If I end up leaving Amsterdam, it’s not because I dislike the city. I adore this city. I love my group of friends here, I love the prettiness of it, the cycling is obviously unbeatable, it’s the cleanest city I’ve ever lived in, work opportunities are abundant, interesting and cool projects are all around me, and I have a giant apartment with no neighbor issues in a great location.

If I end up leaving Amsterdam, it’s because I. Can. Not. Deal. With. This. Weather. anymore. I’m freezing. I had an entire weekend off and I did nothing with it. I didn’t go cycling anywhere, I didn’t have a picnic in the park, I didn’t go on a boat ride, I didn’t drink beer on a terrace, I didn’t do any of the things that I like doing in Amsterdam because of the awful weather.
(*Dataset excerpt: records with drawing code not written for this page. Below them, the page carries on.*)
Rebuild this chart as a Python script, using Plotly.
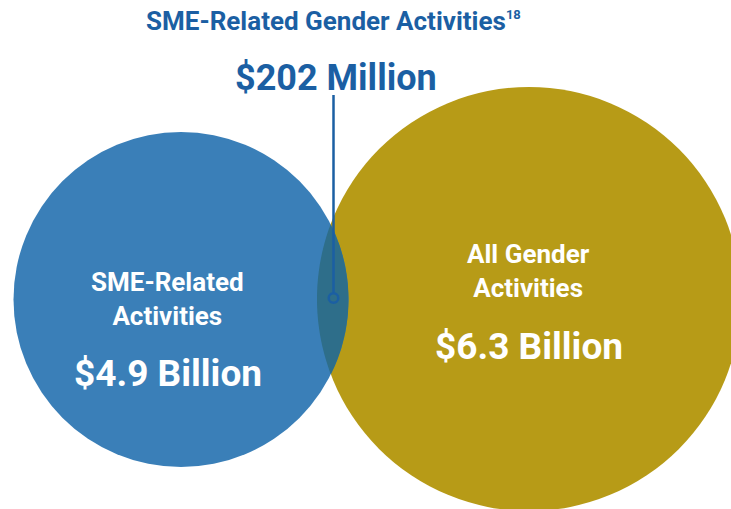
import numpy as np
import plotly.graph_objects as go

# Data
set_labels = ["SME-Related<br>Activities", "All Gender<br>Activities"]
set_values = ["$4.9 Billion", "$6.3 Billion"]
overlap_label = "SME-Related Gender Activities"
overlap_note = "18"
overlap_value = "$202 Million"

W, H = 731, 509
BLUE = "#3a7fb8"
GOLD = "#b79b17"
OVER = "#2e6e8a"
DARK = "#1b5fa3"

# Geometry (page pixel space)
c1 = (181.0, 299.5, 167.5)
c2 = (529.0, 299.0, 212.0)

fig = go.Figure()

def circ(c, color):
    x, y, r = c
    fig.add_shape(type="circle", x0=x - r, x1=x + r, y0=y - r, y1=y + r,
                  fillcolor=color, line=dict(width=0), layer="below")

circ(c2, GOLD)
circ(c1, BLUE)

# Lens (intersection)
x1, y1, r1 = c1
x2, y2, r2 = c2
d = np.hypot(x2 - x1, y2 - y1)
a = (r1**2 - r2**2 + d**2) / (2 * d)
h = np.sqrt(r1**2 - a**2)
ux, uy = (x2 - x1) / d, (y2 - y1) / d
px, py = x1 + a * ux, y1 + a * uy
pA = (px - h * uy, py + h * ux)
pB = (px + h * uy, py - h * ux)

def arc_pts(c, p_start, p_end, n):
    cx, cy, r = c
    t0 = np.arctan2(p_start[1] - cy, p_start[0] - cx)
    t1 = np.arctan2(p_end[1] - cy, p_end[0] - cx)
    dt = (t1 - t0 + np.pi) % (2 * np.pi) - np.pi
    ts = t0 + dt * np.linspace(0, 1, n)
    return [(cx + r * np.cos(t), cy + r * np.sin(t)) for t in ts]

pts = arc_pts(c1, pA, pB, 60) + arc_pts(c2, pB, pA, 60)
path = "M " + " L ".join(f"{x:.2f},{y:.2f}" for x, y in pts) + " Z"
fig.add_shape(type="path", path=path, fillcolor=OVER, line=dict(width=0), layer="below")

# Connector line and marker
lx = 333.5
fig.add_shape(type="line", x0=lx, x1=lx, y0=95, y1=292.5, line=dict(color=DARK, width=2.5))
fig.add_shape(type="circle", x0=lx - 4.8, x1=lx + 4.8, y0=298 - 4.8, y1=298 + 4.8,
              line=dict(color=DARK, width=2.5), fillcolor="rgba(0,0,0,0)")

FONT = "Roboto"
title_txt = (f"<b>{overlap_label}<sup><span style='font-size:13px'>{overlap_note}</span></sup></b>")
ann = [
    dict(x=333, y=21, text=title_txt, size=26, color=DARK),
    dict(x=336, y=78, text=f"<b>{overlap_value}</b>", size=36, color=DARK),
    dict(x=167, y=299, text=f"<b>{set_labels[0]}</b>", size=26, color="white"),
    dict(x=168, y=373, text=f"<b>{set_values[0]}</b>", size=37, color="white"),
    dict(x=528, y=271, text=f"<b>{set_labels[1]}</b>", size=26, color="white"),
    dict(x=529, y=346, text=f"<b>{set_values[1]}</b>", size=37, color="white"),
]
for a_ in ann:
    fig.add_annotation(x=a_["x"], y=a_["y"], text=a_["text"], showarrow=False,
                       xanchor="center", yanchor="middle",
                       font=dict(family=FONT, size=a_["size"], color=a_["color"]))

fig.update_xaxes(range=[0, W], visible=False, fixedrange=True)
fig.update_yaxes(range=[H, 0], visible=False, fixedrange=True)
fig.update_layout(width=W, height=H, margin=dict(l=0, r=0, t=0, b=0),
                  paper_bgcolor="white", plot_bgcolor="white", showlegend=False)

fig.write_html("out.html", config={"displayModeBar": False},
               post_script="document.body.style.margin='0';document.body.style.overflow='hidden';")
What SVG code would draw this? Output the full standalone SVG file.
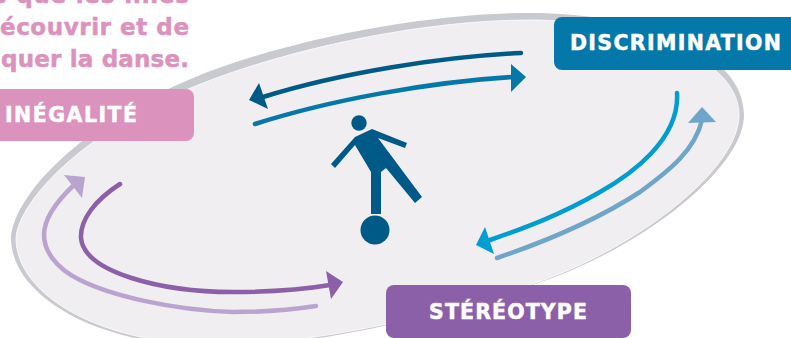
<svg xmlns="http://www.w3.org/2000/svg" width="791" height="338" viewBox="0 0 791 338">
<style>
.t{font-family:"DejaVu Sans","Liberation Sans",sans-serif;font-weight:700}
.pink{fill:#DB93BE;stroke:#DB93BE;stroke-width:.5px;font-size:23px}
.lab{fill:#fff;stroke:#fff;stroke-width:.5px;font-size:20.5px}
.c{fill:none;stroke-width:4.5;stroke-linecap:round}
</style>
<g id="backdrop">
<path fill="#C9CAD0" d="M11,238 C14,195 80,125 193,78 C280,42 420,13 530,13 C640,13 744,50 744,115 C744,170 638,250 538,283 C450,315 310,347 220,347 C95,347 11,295 11,238Z"/>
<path fill="#F0EEF0" stroke="#fff" stroke-width=".8" d="M16,238 C19,200 85,130 198,85 C285,50 420,20 530,20 C630,20 739,55 739,115 C739,170 636,248 538,282 C450,314 310,345 220,345 C100,345 16,295 16,238Z"/>
</g>
<g id="intro-text" class="t pink">
<text x="-7" y="3" textLength="196" lengthAdjust="spacing">s que les filles</text>
<text x="0" y="35" textLength="189" lengthAdjust="spacing">écouvrir et de</text>
<text x="1" y="67" textLength="188" lengthAdjust="spacing">quer la danse.</text>
</g>
<g id="connectors">
<path class="c" stroke="#005A87" d="M521,53 C440,57 340,73 263,97"/>
<polygon fill="#005A87" points="249,100 259,83 268,109"/>
<path class="c" stroke="#0478A9" d="M255,124 C330,100 430,82 512,77"/>
<polygon fill="#0478A9" points="526,77 511,64 511,92"/>
<path class="c" stroke="#009DD2" d="M677,93 C680,140 630,175 600,192 C560,215 525,228 490,240"/>
<polygon fill="#009DD2" points="476,245 485,227 494,254"/>
<path class="c" stroke="#6FA5C8" d="M497,258 C550,240 600,218 640,192 C670,170 695,150 702,120"/>
<polygon fill="#6FA5C8" points="702,107 688,123 716,122"/>
<path class="c" stroke="#8C60A8" d="M120,184 C95,200 80,220 81,238 C84,272 160,292 233,292 C270,292 300,290 330,285"/>
<polygon fill="#8C60A8" points="343,282 326,271 331,299"/>
<path class="c" stroke="#BBA3D0" d="M316,306 C290,310 260,312 233,312 C170,310 110,295 80,280 C55,268 44,250 44,235 C44,218 58,200 74,185"/>
<polygon fill="#BBA3D0" points="64,175 85,177 82,198"/>
</g>
<g id="figure" fill="#005A87">
<circle cx="359" cy="123" r="7.7"/>
<polygon points="372,129 407,143 405,148 378,138 422,197 415,203 386,168 381,172 381,214 371,214 371,172 355,145 335,168 331,164 355,137"/>
<circle cx="375" cy="230" r="14.5"/>
</g>
<g id="inegalite">
<rect x="-20" y="89" width="214" height="52" rx="8" fill="#DB93BE"/>
<text class="t lab" x="5" y="122" textLength="132" lengthAdjust="spacing">INÉGALITÉ</text>
</g>
<g id="discrimination">
<rect x="554" y="17" width="260" height="53" rx="8" fill="#0478A9"/>
<text class="t lab" x="570" y="50" textLength="211" lengthAdjust="spacing">DISCRIMINATION</text>
</g>
<g id="stereotype">
<rect x="386" y="285" width="245" height="53" rx="8" fill="#8C60A8"/>
<text class="t lab" x="429" y="319" textLength="158" lengthAdjust="spacing">STÉRÉOTYPE</text>
</g>
</svg>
What good is it to have a city full of awesome things if I don’t go out and do any of the awesome things?

I wouldn’t be this dramatic if it was just one bad weekend. I can handle a bad weekend. I can handle a bad week. I can handle not having it be perfect; I don’t need Barcelona or Rome weather to have a good life. I’m being this dramatic because it’s been a bad MONTH, and it doesn’t look like it’s going to get any better. That’s it folks, summer has been pretty much over since the beginning of August. Tt won’t get about 20C/68F again, and I highly doubt there will be too many days when it’s above 16C/61F.

Two months of beautiful weather in the spring is not enough for ten months of crap.

I’m going to put on my gym clothes, my hoodie, and my rain jacket and go to the gym. after my workout I’ll sit in the sauna, where it’s warm. At the end of August I should find the idea of sitting in a sauna absurd, yet here I am.